Dahlke, R., & Hancock, J. (2025). Untrustworthy Website Exposure and Election Beliefs: Selective Exposure and Ideological Asymmetry. Journal of Online Trust and Safety, 3(1). https://doi.org/10.54501/jots.v3i1.250

Abstract

The proliferation of untrustworthy information, particularly during election periods, poses a significant challenge to democratic processes worldwide. Combining a two-wave panel study with web-browsing behavior (N = 21M) of 1,194 American adults around the 2020 US presidential election, we examine associations between visits to untrustworthy websites at the domain level and subsequent election beliefs. We find that those exposed to untrustworthy websites are 17.3% more likely to believe that the election was not won by the certified winner in a post-election survey.
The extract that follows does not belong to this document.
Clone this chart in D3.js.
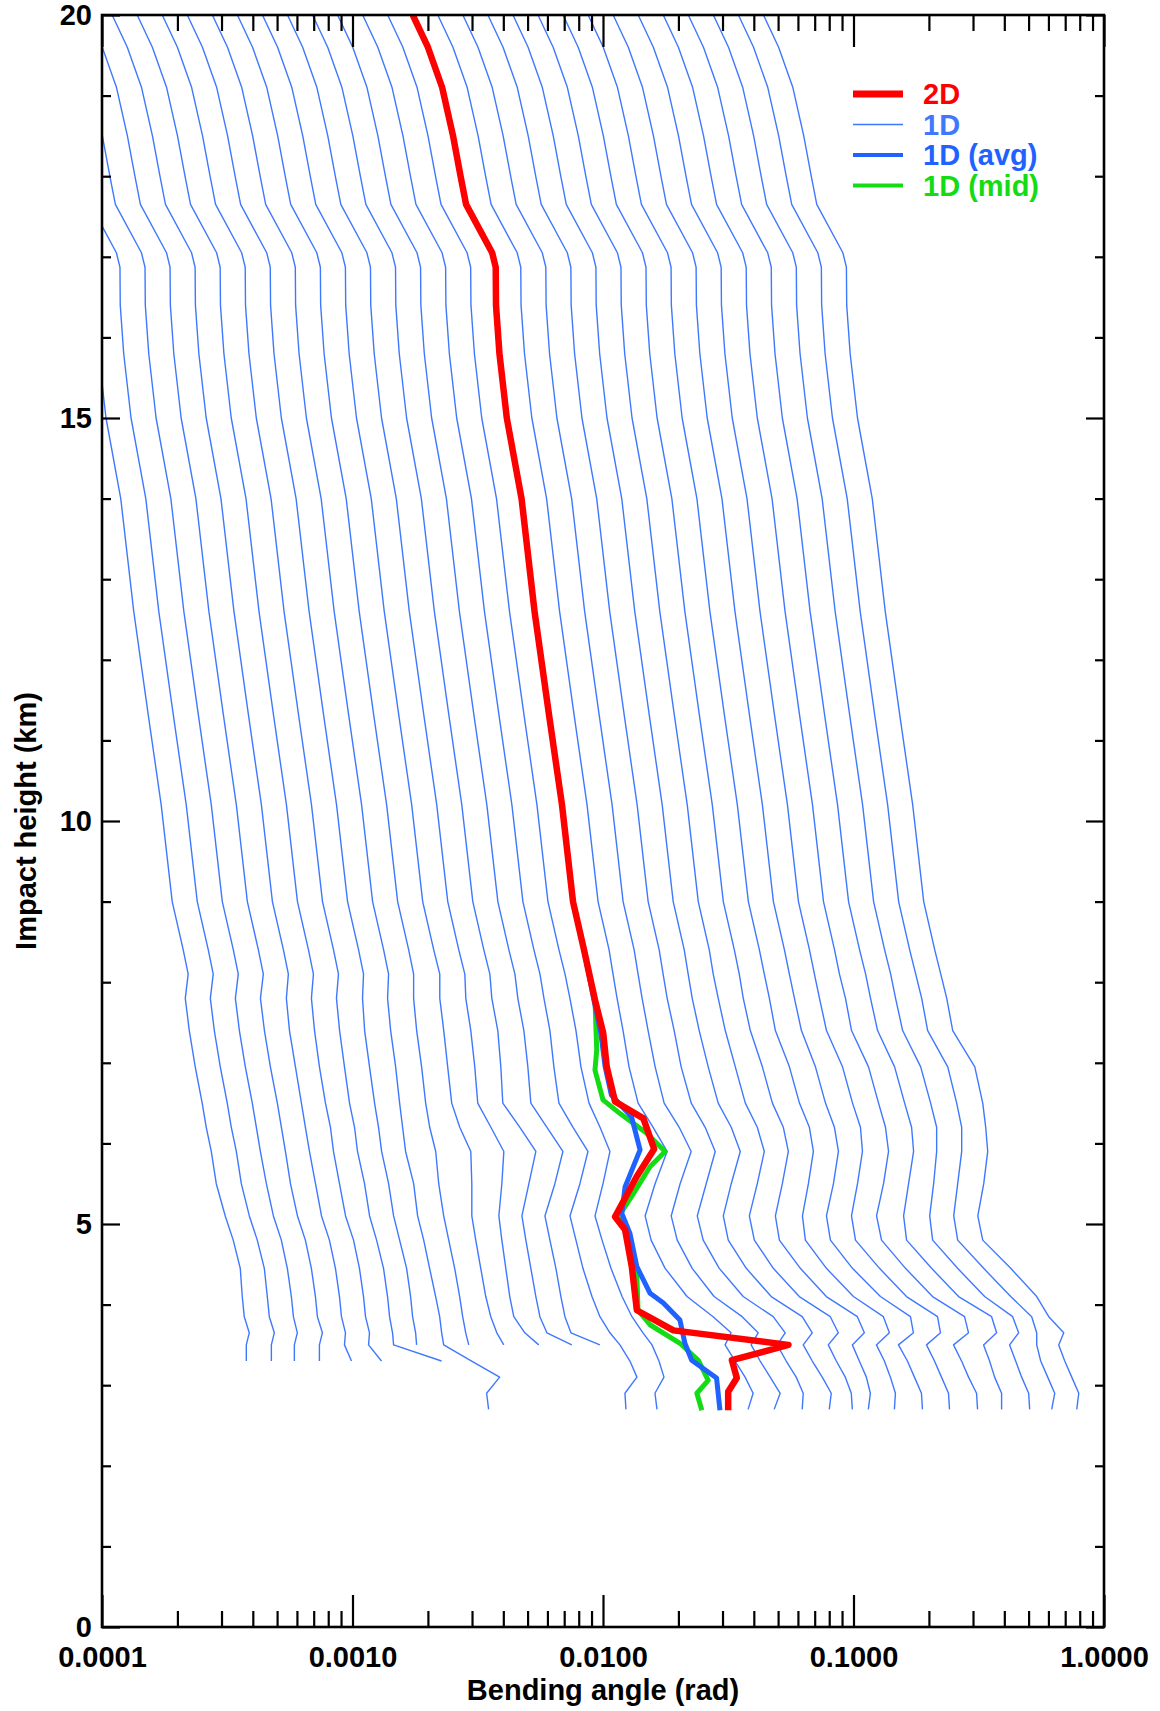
<!DOCTYPE html>
<html>
<head>
<meta charset="utf-8">
<script src="https://cdn.jsdelivr.net/npm/d3@7"></script>
<style>
  body { margin: 0; background: #fff; }
  text { font-family: "Liberation Sans", Arial, sans-serif; font-weight: bold; }
</style>
</head>
<body>
<svg id="chart" width="1160" height="1711"></svg>
<script>
// bending angles are in mrad, heights in km

// shared upper part of every profile (20 km down to 8.4 km)
var upperHeights = [20, 19.6, 19.1, 18.5, 18.0, 17.65, 17.05, 16.87, 16.4, 15.8, 15.0, 14.0, 12.6, 11.3, 10.2, 9.0, 8.4];
var upperAngles  = [1.74, 2.00, 2.28, 2.52, 2.70, 2.84, 3.61, 3.73, 3.74, 3.86, 4.13, 4.73, 5.33, 6.1, 6.86, 7.59, 8.40];

// lower part of the 1D profiles
var lowerHeights = [8.1, 7.8, 7.4, 6.95, 6.5, 6.2, 5.9, 5.5, 5.1, 4.8, 4.45, 4.1, 3.85, 3.65, 3.5, 3.3, 3.1, 2.9, 2.7];

// display offset of each 1D profile (decades)
var oneDShift = [-1.6, -1.5, -1.4, -1.3, -1.2, -1.1, -1.0, -0.9, -0.8, -0.7, -0.6, -0.5, -0.4, -0.3, -0.2, -0.1,
                 0.1, 0.2, 0.3, 0.4, 0.5, 0.6, 0.7, 0.8, 0.9, 1.0, 1.1, 1.2, 1.3, 1.4];

var oneDLower = [
  [8.79, 8.56, 8.88, 9.38, 10.00, 10.38, 10.87, 11.38, 12.36, 13.30, 14.19, 14.45, 14.72, 15.41, 15.00, 15.00],
  [8.79, 8.56, 8.88, 9.38, 10.00, 10.38, 10.87, 11.38, 12.25, 13.18, 14.06, 14.45, 14.72, 15.41, 15.00, 15.00],
  [8.79, 8.56, 8.88, 9.38, 10.00, 10.38, 10.77, 11.38, 12.14, 13.06, 13.80, 14.32, 14.59, 15.13, 14.72, 14.72],
  [8.79, 8.56, 8.88, 9.38, 10.00, 10.38, 10.77, 11.28, 12.03, 12.94, 13.67, 14.19, 14.45, 15.13, 14.72, 14.72],
  [8.79, 8.63, 8.88, 9.38, 9.91, 10.28, 10.67, 11.28, 11.92, 12.82, 13.55, 14.06, 14.32, 14.86, 14.72, 15.70],
  [8.79, 8.63, 8.88, 9.29, 9.82, 10.28, 10.57, 11.17, 11.81, 12.71, 13.42, 13.93, 14.19, 14.72, 14.59, 16.43],
  [8.79, 8.63, 8.88, 9.29, 9.73, 10.19, 10.47, 11.17, 11.70, 12.48, 13.30, 13.80, 14.06, 14.45, 14.59, 22.67],
  [8.79, 8.71, 8.88, 9.29, 9.73, 10.09, 10.38, 11.07, 11.59, 12.25, 13.06, 13.55, 13.80, 14.19, 14.32],
  [8.79, 8.71, 8.96, 9.38, 9.73, 10.00, 10.28, 11.07, 11.48, 12.14, 12.82, 13.55, 14.06, 14.32, 14.59, 18.86, 24.40, 21.65, 22.05],
  [8.79, 8.79, 9.04, 9.46, 9.82, 10.19, 10.77, 11.07, 11.59, 12.14, 12.82, 13.42, 13.80, 14.19, 14.59],
  [8.88, 8.88, 9.21, 9.55, 9.91, 10.67, 11.81, 11.92, 11.92, 12.36, 12.94, 13.55, 14.19, 15.00, 15.99],
  [8.88, 8.96, 9.38, 9.73, 10.00, 11.28, 12.71, 12.48, 12.14, 12.48, 12.94, 13.42, 13.93, 15.41, 17.52],
  [8.88, 9.04, 9.55, 9.82, 10.00, 11.70, 13.55, 12.71, 11.92, 12.36, 12.94, 13.55, 14.06, 15.00, 18.86],
  [8.88, 9.12, 9.64, 10.00, 10.28, 11.92, 13.80, 12.82, 11.70, 12.25, 12.94, 13.55, 14.06, 14.86, 19.39],
  [8.88, 9.21, 9.73, 10.09, 10.57, 12.03, 13.80, 12.82, 11.70, 12.36, 13.18, 14.32, 15.41, 16.89, 18.52, 20.30, 21.65, 19.39, 19.57],
  [8.88, 9.29, 9.82, 10.28, 11.07, 12.25, 13.42, 12.59, 11.70, 12.48, 13.55, 15.00, 16.43, 18.18, 19.75, 21.06, 22.05, 20.30, 20.68],
  [8.71, 9.04, 9.55, 10.09, 10.97, 12.59, 14.32, 12.82, 11.70, 12.36, 14.06, 17.20, 21.85, 25.78, 24.40, 26.75, 29.33, 31.57, 30.15],
  [8.71, 9.04, 9.55, 10.19, 11.07, 12.71, 14.19, 12.82, 11.81, 12.48, 14.32, 17.52, 22.67, 26.26, 24.63, 26.75, 29.33, 32.16, 30.43],
  [8.71, 9.04, 9.64, 10.28, 11.28, 12.82, 14.06, 12.94, 11.92, 12.59, 14.59, 18.18, 23.96, 26.75, 24.85, 27.00, 29.60, 31.57, 31.28],
  [8.71, 9.04, 9.64, 10.47, 11.48, 12.94, 14.06, 12.94, 12.03, 12.59, 14.86, 18.69, 24.85, 27.25, 25.08, 27.25, 29.87, 32.45, 31.86],
  [8.71, 9.12, 9.73, 10.67, 11.70, 13.06, 13.93, 13.06, 12.14, 12.71, 15.13, 19.21, 25.55, 27.50, 25.08, 27.00, 29.33, 30.99, 31.28],
  [8.79, 9.12, 9.73, 10.87, 11.92, 13.18, 13.80, 13.06, 12.25, 12.71, 15.41, 19.57, 26.02, 27.75, 24.85, 26.50, 28.27, 29.33, 28.79],
  [8.79, 9.21, 9.73, 11.07, 12.14, 13.30, 13.80, 13.18, 12.48, 12.82, 15.56, 19.94, 26.26, 27.75, 24.63, 26.50, 28.01, 29.33, 29.06],
  [8.79, 9.21, 9.82, 11.17, 12.25, 13.30, 13.80, 13.18, 12.36, 12.82, 15.70, 20.30, 26.75, 27.50, 23.96, 26.02, 27.75, 29.60, 29.87],
  [8.79, 9.21, 9.82, 11.38, 12.48, 13.42, 13.67, 13.06, 12.36, 12.82, 15.99, 20.49, 27.25, 28.01, 24.63, 26.50, 28.27, 30.15, 30.43],
  [8.79, 9.29, 9.82, 11.48, 12.59, 13.42, 13.80, 13.18, 12.36, 12.94, 16.13, 20.68, 27.75, 28.79, 25.08, 27.00, 28.79, 30.99, 31.28],
  [8.88, 9.29, 9.91, 11.59, 12.71, 13.55, 13.80, 13.18, 12.59, 12.94, 16.28, 20.87, 28.27, 29.60, 26.26, 27.75, 29.06, 30.99, 30.99],
  [8.88, 9.29, 9.91, 11.70, 12.82, 13.55, 13.55, 13.18, 12.71, 13.06, 16.43, 21.06, 27.25, 28.79, 26.50, 28.01, 29.60, 31.57, 31.86],
  [8.88, 9.38, 9.91, 11.92, 12.94, 13.55, 13.55, 13.06, 12.59, 13.06, 16.58, 21.26, 25.78, 27.00, 27.00, 28.01, 29.87, 31.86, 30.99],
  [8.88, 9.38, 9.91, 12.14, 13.06, 13.42, 13.67, 13.18, 12.48, 13.06, 16.89, 21.45, 23.96, 27.50, 26.26, 27.75, 29.60, 31.57, 30.99]
];

// 2D profile below 8.4 km
var twoDHeights = [7.78, 7.37, 6.95, 6.52, 6.31, 5.93, 5.59, 5.09, 4.93, 4.47, 3.93, 3.68, 3.50, 3.31, 3.09, 2.92, 2.69];
var twoDAngles  = [9.29, 10.02, 10.35, 11.17, 14.49, 16.0, 13.64, 11.17, 12.25, 13.03, 13.65, 19.1, 55.0, 32.7, 34.2, 31.6, 31.6];

// 1D average below 8.4 km
var avgHeights = [7.78, 7.37, 6.95, 6.6, 6.33, 5.92, 5.46, 5.13, 4.88, 4.47, 4.14, 4.02, 3.81, 3.52, 3.31, 3.09, 2.69];
var avgAngles  = [9.2, 9.8, 10.2, 10.8, 13.0, 14.06, 12.25, 11.89, 12.82, 13.65, 15.42, 17.42, 20.28, 21.23, 22.6, 28.4, 29.3];

// 1D middle below 8.4 km
var midHeights = [7.78, 7.16, 6.91, 6.54, 6.37, 6.13, 5.90, 5.71, 5.34, 5.09, 4.93, 4.35, 3.93, 3.75, 3.52, 3.31, 3.06, 2.90, 2.69];
var midAngles  = [9.29, 9.44, 9.29, 10.0, 11.7, 14.9, 17.7, 15.4, 13.0, 11.5, 12.2, 13.65, 13.8, 15.4, 20.3, 24.0, 26.3, 23.7, 24.8];

var xMajorTicks = [0.0001, 0.001, 0.01, 0.1, 1];
var yMajorTicks = [0, 5, 10, 15, 20];
var legendLabels = ["2D", "1D", "1D (avg)", "1D (mid)"];

var colors = { twoD: "#ff0000", oneD: "#3f78ff", avg: "#1f62ff", mid: "#14dc14" };
var fontSize = 29;

var svg = d3.select("#chart");
var plot = { left: 102, right: 1104, top: 15, bottom: 1627 };

var x = d3.scaleLog().domain([1e-4, 1]).range([plot.left, plot.right]);
var y = d3.scaleLinear().domain([0, 20]).range([plot.bottom, plot.top]);

function points(hs, vs, factor) {
  return vs.map(function(v, i) { return { h: hs[i], v: v / 1000 * factor }; });
}

var line = d3.line().x(function(d) { return x(d.v); }).y(function(d) { return y(d.h); });

svg.append("clipPath").attr("id", "clip")
  .append("rect")
  .attr("x", plot.left).attr("y", plot.top)
  .attr("width", plot.right - plot.left).attr("height", plot.bottom - plot.top);

var g = svg.append("g").attr("clip-path", "url(#clip)");

// 1D profiles, offset for display
oneDLower.forEach(function(lower, i) {
  var f = Math.pow(10, oneDShift[i]);
  var pts = points(upperHeights, upperAngles, f).concat(points(lowerHeights, lower, f));
  g.append("path").datum(pts)
    .attr("d", line)
    .attr("fill", "none")
    .attr("stroke", colors.oneD)
    .attr("stroke-width", 1.4)
    .attr("stroke-linejoin", "round");
});

function profile(hs, vs, color, width) {
  var pts = points(upperHeights, upperAngles, 1).concat(points(hs, vs, 1));
  g.append("path").datum(pts)
    .attr("d", line)
    .attr("fill", "none")
    .attr("stroke", color)
    .attr("stroke-width", width)
    .attr("stroke-linejoin", "round");
}
profile(midHeights, midAngles, colors.mid, 5);
profile(avgHeights, avgAngles, colors.avg, 5);
profile(twoDHeights, twoDAngles, colors.twoD, 6.5);

// minor ticks
var xMinor = [];
xMajorTicks.slice(0, 4).forEach(function(d) {
  for (var m = 2; m <= 9; m++) xMinor.push(d * m);
});
var yMinor = d3.range(0, 21).filter(function(d) { return d % 5 !== 0; });

function styleAxis(sel) {
  sel.select(".domain").remove();
  sel.selectAll("line").attr("stroke", "#000").attr("stroke-width", 2.2);
  sel.selectAll("text").attr("fill", "#000");
  sel.attr("font-size", fontSize).attr("font-family", "Liberation Sans, Arial, sans-serif").attr("font-weight", "bold");
}

svg.append("g").attr("transform", "translate(0," + plot.bottom + ")")
  .call(d3.axisBottom(x).tickValues(xMajorTicks).tickSize(-32).tickPadding(19).tickFormat(d3.format(".4f")))
  .call(styleAxis);
svg.append("g").attr("transform", "translate(0," + plot.bottom + ")")
  .call(d3.axisBottom(x).tickValues(xMinor).tickSize(-16).tickFormat(""))
  .call(styleAxis);
svg.append("g").attr("transform", "translate(0," + plot.top + ")")
  .call(d3.axisTop(x).tickValues(xMajorTicks).tickSize(-32).tickFormat(""))
  .call(styleAxis);
svg.append("g").attr("transform", "translate(0," + plot.top + ")")
  .call(d3.axisTop(x).tickValues(xMinor).tickSize(-16).tickFormat(""))
  .call(styleAxis);

svg.append("g").attr("transform", "translate(" + plot.left + ",0)")
  .call(d3.axisLeft(y).tickValues(yMajorTicks).tickSize(-18).tickPadding(10).tickFormat(d3.format("d")))
  .call(styleAxis);
svg.append("g").attr("transform", "translate(" + plot.left + ",0)")
  .call(d3.axisLeft(y).tickValues(yMinor).tickSize(-9).tickFormat(""))
  .call(styleAxis);
svg.append("g").attr("transform", "translate(" + plot.right + ",0)")
  .call(d3.axisRight(y).tickValues(yMajorTicks).tickSize(-18).tickFormat(""))
  .call(styleAxis);
svg.append("g").attr("transform", "translate(" + plot.right + ",0)")
  .call(d3.axisRight(y).tickValues(yMinor).tickSize(-9).tickFormat(""))
  .call(styleAxis);

// frame
svg.append("rect")
  .attr("x", plot.left).attr("y", plot.top)
  .attr("width", plot.right - plot.left).attr("height", plot.bottom - plot.top)
  .attr("fill", "none").attr("stroke", "#000").attr("stroke-width", 2.6);

// axis titles
svg.append("text")
  .attr("x", (plot.left + plot.right) / 2).attr("y", 1700)
  .attr("text-anchor", "middle").attr("font-size", fontSize).attr("fill", "#000")
  .text("Bending angle (rad)");
svg.append("text")
  .attr("transform", "translate(36," + (plot.top + plot.bottom) / 2 + ") rotate(-90)")
  .attr("text-anchor", "middle").attr("font-size", fontSize).attr("fill", "#000")
  .text("Impact height (km)");

// legend
var legendColors = [colors.twoD, colors.oneD, colors.avg, colors.mid];
var legendWidths = [7, 1.6, 4, 4];
var legend = svg.append("g").attr("transform", "translate(853,94)");
legendLabels.forEach(function(lab, i) {
  var row = legend.append("g").attr("transform", "translate(0," + (i * 30.5) + ")");
  row.append("line").attr("x1", 0).attr("x2", 50).attr("y1", 0).attr("y2", 0)
    .attr("stroke", legendColors[i]).attr("stroke-width", legendWidths[i]);
  row.append("text").attr("x", 70).attr("y", 0).attr("dy", "0.36em")
    .attr("font-size", fontSize).attr("fill", legendColors[i]).text(lab);
});
</script>
</body>
</html>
However, one challenge in assessing the relationship between untrustworthy website exposure and beliefs is disentangling the behavior of individuals selectively exposing themselves to information congenial to an existing belief versus prior partisanship heterogeneously relating to differing changes in beliefs. To address this challenge, we apply a machine learning method that controls for the propensity to be exposed to untrustworthy websites. Using this method, we find that exposure to untrustworthy websites is associated with the likelihood of believing that the certified election winner did not win by 4.2%. This association, however, is asymmetric: For conservatives, whose candidate lost the election, the association is 12.6%, while for liberals, the association is negligible at -0.2%. Further, we identify a dosage relationship—each additional exposure to untrustworthy websites increases the association between untrustworthy website exposure and election outcome beliefs among conservatives by .035% but only .010% for liberals. Through a series of stringent robustness checks, we find that these directional associations are unlikely to be “explained away” by potential unobserved variables, adding credibility to the estimates. Our results underscore the importance of addressing untrustworthy information not as a uniform influence but as a factor whose relationship with beliefs is contingent upon environmental context, individual predispositions, and exposure volume.